Starting with the first line of the listing, quote each line exactly until and including the one with "const volTicks = [5, 10, 15, 20];", leaving pictures out.
===== Material
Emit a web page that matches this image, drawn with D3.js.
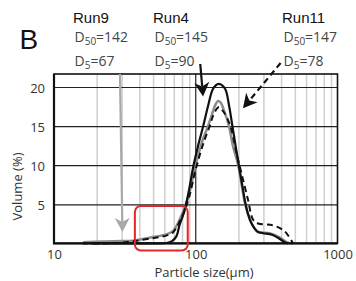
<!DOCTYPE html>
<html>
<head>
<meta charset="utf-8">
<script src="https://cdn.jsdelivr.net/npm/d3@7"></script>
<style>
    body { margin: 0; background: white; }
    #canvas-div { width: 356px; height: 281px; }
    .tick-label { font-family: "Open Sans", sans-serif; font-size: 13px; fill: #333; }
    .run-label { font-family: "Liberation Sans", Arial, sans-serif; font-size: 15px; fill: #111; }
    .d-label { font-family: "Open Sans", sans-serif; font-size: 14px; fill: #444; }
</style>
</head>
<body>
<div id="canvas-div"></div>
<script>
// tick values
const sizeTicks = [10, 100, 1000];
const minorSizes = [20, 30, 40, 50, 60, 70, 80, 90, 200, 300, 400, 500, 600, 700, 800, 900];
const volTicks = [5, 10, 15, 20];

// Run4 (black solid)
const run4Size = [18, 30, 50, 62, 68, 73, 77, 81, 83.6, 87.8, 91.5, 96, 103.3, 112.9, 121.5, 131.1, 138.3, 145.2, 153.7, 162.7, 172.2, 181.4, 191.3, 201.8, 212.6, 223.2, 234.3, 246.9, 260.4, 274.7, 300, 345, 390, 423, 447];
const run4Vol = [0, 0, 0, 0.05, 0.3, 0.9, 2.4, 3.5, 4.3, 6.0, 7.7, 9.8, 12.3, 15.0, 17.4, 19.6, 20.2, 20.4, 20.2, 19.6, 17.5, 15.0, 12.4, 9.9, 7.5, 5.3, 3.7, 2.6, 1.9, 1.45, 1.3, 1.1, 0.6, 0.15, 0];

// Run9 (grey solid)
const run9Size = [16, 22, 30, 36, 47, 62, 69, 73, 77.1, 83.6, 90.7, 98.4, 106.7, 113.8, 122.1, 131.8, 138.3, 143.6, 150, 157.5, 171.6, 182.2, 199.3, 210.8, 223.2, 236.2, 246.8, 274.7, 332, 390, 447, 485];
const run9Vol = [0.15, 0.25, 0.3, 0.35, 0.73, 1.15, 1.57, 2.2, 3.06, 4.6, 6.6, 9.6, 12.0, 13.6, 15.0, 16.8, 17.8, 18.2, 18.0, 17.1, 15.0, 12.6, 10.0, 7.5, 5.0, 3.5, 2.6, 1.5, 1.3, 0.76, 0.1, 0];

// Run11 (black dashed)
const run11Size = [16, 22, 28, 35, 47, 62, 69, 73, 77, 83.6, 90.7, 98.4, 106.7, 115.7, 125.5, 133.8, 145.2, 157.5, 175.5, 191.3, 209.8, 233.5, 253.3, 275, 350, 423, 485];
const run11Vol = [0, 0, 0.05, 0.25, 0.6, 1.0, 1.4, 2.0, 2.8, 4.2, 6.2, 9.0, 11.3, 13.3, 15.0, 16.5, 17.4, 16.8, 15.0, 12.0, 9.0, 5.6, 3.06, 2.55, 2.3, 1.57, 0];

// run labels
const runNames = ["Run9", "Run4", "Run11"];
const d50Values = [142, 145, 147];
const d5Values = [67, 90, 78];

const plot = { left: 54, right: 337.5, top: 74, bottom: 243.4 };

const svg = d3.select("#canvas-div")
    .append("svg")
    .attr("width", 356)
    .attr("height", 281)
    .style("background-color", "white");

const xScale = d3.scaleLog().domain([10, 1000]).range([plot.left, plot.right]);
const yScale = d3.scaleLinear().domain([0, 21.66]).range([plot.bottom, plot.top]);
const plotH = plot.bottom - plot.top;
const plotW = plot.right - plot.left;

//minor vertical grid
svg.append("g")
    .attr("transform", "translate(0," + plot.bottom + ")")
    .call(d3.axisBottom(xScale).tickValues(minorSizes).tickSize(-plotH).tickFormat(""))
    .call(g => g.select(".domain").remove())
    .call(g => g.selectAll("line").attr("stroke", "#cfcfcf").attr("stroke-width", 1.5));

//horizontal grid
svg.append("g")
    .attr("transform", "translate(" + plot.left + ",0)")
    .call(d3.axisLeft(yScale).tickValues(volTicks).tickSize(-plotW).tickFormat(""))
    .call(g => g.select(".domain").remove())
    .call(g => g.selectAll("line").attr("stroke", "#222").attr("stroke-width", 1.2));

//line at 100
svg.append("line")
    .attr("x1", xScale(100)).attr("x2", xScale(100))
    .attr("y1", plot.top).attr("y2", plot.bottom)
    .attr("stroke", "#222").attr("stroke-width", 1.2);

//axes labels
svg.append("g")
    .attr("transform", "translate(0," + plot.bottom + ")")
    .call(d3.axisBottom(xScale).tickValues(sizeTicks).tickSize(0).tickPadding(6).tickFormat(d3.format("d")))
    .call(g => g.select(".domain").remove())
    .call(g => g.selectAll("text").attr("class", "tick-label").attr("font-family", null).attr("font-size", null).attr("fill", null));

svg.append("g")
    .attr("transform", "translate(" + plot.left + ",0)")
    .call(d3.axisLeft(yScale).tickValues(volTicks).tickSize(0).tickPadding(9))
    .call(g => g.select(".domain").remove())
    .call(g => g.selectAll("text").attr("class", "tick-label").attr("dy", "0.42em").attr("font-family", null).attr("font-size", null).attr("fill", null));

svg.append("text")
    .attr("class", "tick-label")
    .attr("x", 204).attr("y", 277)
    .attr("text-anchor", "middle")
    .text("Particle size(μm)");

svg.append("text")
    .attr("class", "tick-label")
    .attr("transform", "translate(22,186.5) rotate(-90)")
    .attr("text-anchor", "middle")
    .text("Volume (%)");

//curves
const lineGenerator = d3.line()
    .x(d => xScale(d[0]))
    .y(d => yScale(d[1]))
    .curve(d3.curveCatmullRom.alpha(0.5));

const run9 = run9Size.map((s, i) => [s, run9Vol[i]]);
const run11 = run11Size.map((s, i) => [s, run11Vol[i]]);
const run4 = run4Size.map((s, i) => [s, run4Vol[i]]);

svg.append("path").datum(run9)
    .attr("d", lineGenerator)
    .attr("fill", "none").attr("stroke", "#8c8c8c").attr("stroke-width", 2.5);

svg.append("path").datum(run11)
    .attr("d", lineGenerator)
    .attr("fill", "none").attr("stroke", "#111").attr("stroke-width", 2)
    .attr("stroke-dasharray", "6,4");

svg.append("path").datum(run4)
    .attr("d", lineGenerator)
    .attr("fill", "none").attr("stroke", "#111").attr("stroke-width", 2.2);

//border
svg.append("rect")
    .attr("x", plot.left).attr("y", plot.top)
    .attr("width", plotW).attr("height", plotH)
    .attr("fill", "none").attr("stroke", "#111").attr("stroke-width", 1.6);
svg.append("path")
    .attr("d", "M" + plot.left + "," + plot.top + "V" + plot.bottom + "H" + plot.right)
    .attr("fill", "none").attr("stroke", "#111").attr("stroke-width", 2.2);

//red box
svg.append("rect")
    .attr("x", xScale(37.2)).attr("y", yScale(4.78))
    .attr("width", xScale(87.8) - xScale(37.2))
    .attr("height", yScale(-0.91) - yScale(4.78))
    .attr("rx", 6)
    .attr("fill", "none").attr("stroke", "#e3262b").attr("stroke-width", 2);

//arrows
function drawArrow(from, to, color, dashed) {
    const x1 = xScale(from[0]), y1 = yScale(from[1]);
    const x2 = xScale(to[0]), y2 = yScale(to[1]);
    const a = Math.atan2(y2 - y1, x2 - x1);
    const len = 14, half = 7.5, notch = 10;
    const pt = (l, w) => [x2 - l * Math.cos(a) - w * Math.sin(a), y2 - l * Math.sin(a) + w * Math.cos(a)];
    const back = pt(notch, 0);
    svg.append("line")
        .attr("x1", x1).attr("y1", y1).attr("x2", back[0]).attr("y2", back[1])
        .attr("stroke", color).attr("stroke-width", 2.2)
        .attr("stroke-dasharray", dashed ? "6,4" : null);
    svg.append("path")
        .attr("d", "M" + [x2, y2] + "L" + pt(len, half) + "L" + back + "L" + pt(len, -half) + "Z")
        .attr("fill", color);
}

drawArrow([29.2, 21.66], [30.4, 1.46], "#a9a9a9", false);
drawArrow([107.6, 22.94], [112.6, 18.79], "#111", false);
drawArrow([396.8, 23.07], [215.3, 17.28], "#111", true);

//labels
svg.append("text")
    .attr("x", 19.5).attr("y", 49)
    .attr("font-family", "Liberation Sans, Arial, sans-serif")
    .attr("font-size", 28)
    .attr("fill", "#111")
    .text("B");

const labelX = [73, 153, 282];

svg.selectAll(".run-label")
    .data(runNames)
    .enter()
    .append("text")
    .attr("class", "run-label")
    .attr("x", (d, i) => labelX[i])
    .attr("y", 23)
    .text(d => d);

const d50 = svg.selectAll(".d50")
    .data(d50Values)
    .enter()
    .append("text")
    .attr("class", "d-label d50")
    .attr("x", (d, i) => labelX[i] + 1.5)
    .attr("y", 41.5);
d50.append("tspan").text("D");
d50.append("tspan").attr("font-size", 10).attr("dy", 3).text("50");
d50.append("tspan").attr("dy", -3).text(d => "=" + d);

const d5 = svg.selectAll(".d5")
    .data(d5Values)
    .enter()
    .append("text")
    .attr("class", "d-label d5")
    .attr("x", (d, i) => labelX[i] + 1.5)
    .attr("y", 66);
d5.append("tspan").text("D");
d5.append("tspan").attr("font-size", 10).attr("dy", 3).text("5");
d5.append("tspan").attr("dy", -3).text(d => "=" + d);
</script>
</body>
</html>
==========
- _Written response_:
Emit a web page that matches this image, drawn with D3.js.
<!DOCTYPE html>
<html>
<head>
<meta charset="utf-8">
<script src="https://cdn.jsdelivr.net/npm/d3@7"></script>
<style>
    body { margin: 0; background: white; }
    #canvas-div { width: 356px; height: 281px; }
    .tick-label { font-family: "Open Sans", sans-serif; font-size: 13px; fill: #333; }
    .run-label { font-family: "Liberation Sans", Arial, sans-serif; font-size: 15px; fill: #111; }
    .d-label { font-family: "Open Sans", sans-serif; font-size: 14px; fill: #444; }
</style>
</head>
<body>
<div id="canvas-div"></div>
<script>
// tick values
const sizeTicks = [10, 100, 1000];
const minorSizes = [20, 30, 40, 50, 60, 70, 80, 90, 200, 300, 400, 500, 600, 700, 800, 900];
const volTicks = [5, 10, 15, 20];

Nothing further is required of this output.